__Task__: Report how many lines hold the string "that". Give the number and nothing else.
+++ Data block
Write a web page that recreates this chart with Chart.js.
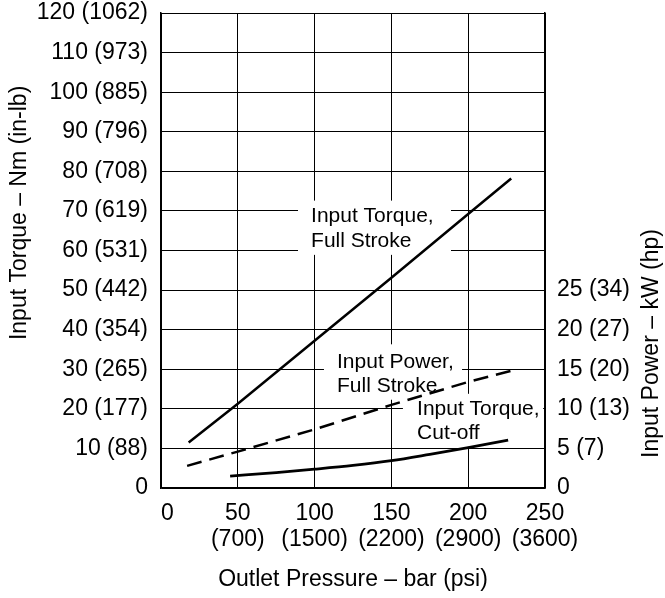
<!DOCTYPE html>
<html>
<head>
<meta charset="utf-8">
<script src="https://cdn.jsdelivr.net/npm/chart.js@4.4.1/dist/chart.umd.min.js"></script>
<style>
  html, body { margin: 0; padding: 0; background: #fff; }
</style>
</head>
<body>
<canvas id="pumpChart" width="665" height="598"></canvas>
<script>
// x axis: outlet pressure in bar, psi underneath
const pressureBar = [0, 50, 100, 150, 200, 250];
const pressurePsi = ['', '700', '1500', '2200', '2900', '3600'];

// left axis: input torque in Nm, in-lb in brackets
const torqueNm = [0, 10, 20, 30, 40, 50, 60, 70, 80, 90, 100, 110, 120];
const torqueInLb = ['', '88', '177', '265', '354', '442', '531', '619', '708', '796', '885', '973', '1062'];

// right axis: input power in kW, hp in brackets
const powerKw = [0, 5, 10, 15, 20, 25];
const powerHp = ['', '7', '13', '20', '27', '34'];

// curves
const torqueFullBar = [18, 50, 100, 150, 200, 228];
const torqueFullNm = [11.5, 21.3, 37.2, 53.1, 69.2, 78.2];

const powerFullBar = [17, 50, 100, 150, 200, 228];
const powerFullKw = [2.8, 4.6, 7.4, 10.5, 13.4, 14.8];

const torqueCutBar = [45, 75, 100, 125, 150, 175, 200, 226];
const torqueCutNm = [3.0, 3.9, 4.75, 5.7, 6.9, 8.5, 10.2, 12.1];

const toPoints = (xs, ys) => xs.map((x, i) => ({ x: x, y: ys[i] }));

const FONT = '"Liberation Sans", Arial, Helvetica, sans-serif';
const tickFont = { family: FONT, size: 23, lineHeight: 1.15 };

// curve labels sit on white boxes that hide the grid behind them
// (positions in bar / Nm)
const curveLabels = [
  { lines: ['Input Torque,', 'Full Stroke'], at: [97.7, 67.2], box: [89.2, 188.8, 72.6, 58.9] },
  { lines: ['Input Power,', 'Full Stroke'], at: [114.6, 30.4], box: [106.1, 196.0, 36.3, 22.3] },
  { lines: ['Input Torque,', 'Cut-off'], at: [166.7, 18.5], box: [157.5, 248.8, 23.8, 10.4] }
];

// both side titles are drawn here: neither is centred on its axis
const sideTitles = [
  { text: 'Input Torque – Nm (in-lb)', x: 20, nm: 69.5 },
  { text: 'Input Power – kW (hp)', x: 652, nm: 36.5 }
];

const labelPlugin = {
  id: 'curveLabels',
  beforeDatasetsDraw(chart) {
    const { ctx } = chart;
    const x = chart.scales.x;
    const y = chart.scales.y;
    ctx.save();
    curveLabels.forEach(l => {
      const x0 = x.getPixelForValue(l.box[0]);
      const x1 = x.getPixelForValue(l.box[1]);
      const y0 = y.getPixelForValue(l.box[2]);
      const y1 = y.getPixelForValue(l.box[3]);
      ctx.fillStyle = '#fff';
      ctx.fillRect(x0, y0, x1 - x0, y1 - y0);
      ctx.fillStyle = '#000';
      ctx.font = '21px ' + FONT;
      ctx.textAlign = 'left';
      ctx.textBaseline = 'alphabetic';
      const px = x.getPixelForValue(l.at[0]);
      const py = y.getPixelForValue(l.at[1]);
      l.lines.forEach((t, i) => ctx.fillText(t, px, py + i * 24.5));
    });
    ctx.restore();
  },
  afterDraw(chart) {
    const { ctx } = chart;
    const y = chart.scales.y;
    sideTitles.forEach(t => {
      ctx.save();
      ctx.translate(t.x, y.getPixelForValue(t.nm));
      ctx.rotate(-Math.PI / 2);
      ctx.fillStyle = '#000';
      ctx.font = '23px ' + FONT;
      ctx.textAlign = 'center';
      ctx.textBaseline = 'middle';
      ctx.fillText(t.text, 0, 0);
      ctx.restore();
    });
  }
};

// fixed axis boxes so the plot lands where the original one is
const fitSide = w => s => { s.width = w; s.paddingTop = 0; s.paddingBottom = 0; };

new Chart(document.getElementById('pumpChart'), {
  type: 'line',
  data: {
    datasets: [
      {
        label: 'Input Torque, Full Stroke',
        data: toPoints(torqueFullBar, torqueFullNm),
        yAxisID: 'y',
        borderColor: '#000',
        borderWidth: 2.5,
        pointRadius: 0,
        tension: 0
      },
      {
        label: 'Input Power, Full Stroke',
        data: toPoints(powerFullBar, powerFullKw),
        yAxisID: 'y1',
        borderColor: '#000',
        borderWidth: 2.5,
        borderDash: [15, 8],
        pointRadius: 0,
        tension: 0
      },
      {
        label: 'Input Torque, Cut-off',
        data: toPoints(torqueCutBar, torqueCutNm),
        yAxisID: 'y',
        borderColor: '#000',
        borderWidth: 2.8,
        pointRadius: 0,
        cubicInterpolationMode: 'monotone'
      }
    ]
  },
  options: {
    responsive: false,
    animation: false,
    devicePixelRatio: 1,
    layout: { padding: { top: 13, left: 0, right: 0, bottom: 0 } },
    plugins: {
      legend: { display: false },
      tooltip: { enabled: false }
    },
    scales: {
      x: {
        type: 'linear',
        min: 0,
        max: 250,
        afterBuildTicks: s => { s.ticks = pressureBar.map(v => ({ value: v })); },
        afterFit: s => { s.height = 110; },
        ticks: {
          color: '#000',
          font: tickFont,
          padding: 12,
          maxRotation: 0,
          autoSkip: false,
          callback: v => {
            const psi = pressurePsi[pressureBar.indexOf(v)];
            // the zero sits a little right of the corner in the original
            return psi ? [String(v), '(' + psi + ')'] : '  ' + v;
          }
        },
        grid: { color: '#000', lineWidth: 1, drawTicks: false },
        border: { color: '#000', width: 1.5 },
        title: {
          display: true,
          text: 'Outlet Pressure – bar (psi)',
          color: '#000',
          font: { family: FONT, size: 23 },
          padding: { top: 0, bottom: 5 }
        }
      },
      y: {
        type: 'linear',
        position: 'left',
        min: 0,
        max: 120,
        afterBuildTicks: s => { s.ticks = torqueNm.map(v => ({ value: v })); },
        afterFit: fitSide(161),
        ticks: {
          color: '#000',
          font: tickFont,
          padding: 13,
          autoSkip: false,
          callback: v => {
            const lb = torqueInLb[torqueNm.indexOf(v)];
            return lb ? v + ' (' + lb + ')' : String(v);
          }
        },
        grid: { color: '#000', lineWidth: 1, drawTicks: false },
        border: { color: '#000', width: 1.5 }
      },
      y1: {
        type: 'linear',
        position: 'right',
        min: 0,
        max: 60,
        afterBuildTicks: s => { s.ticks = powerKw.map(v => ({ value: v })); },
        afterFit: fitSide(120),
        ticks: {
          color: '#000',
          font: tickFont,
          padding: 12,
          autoSkip: false,
          callback: v => {
            const hp = powerHp[powerKw.indexOf(v)];
            return hp ? v + ' (' + hp + ')' : String(v);
          }
        },
        grid: { display: false, drawTicks: false },
        border: { color: '#000', width: 1.5 }
      }
    }
  },
  plugins: [labelPlugin]
});
</script>
</body>
</html>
++++++
__Exercise answer__: 2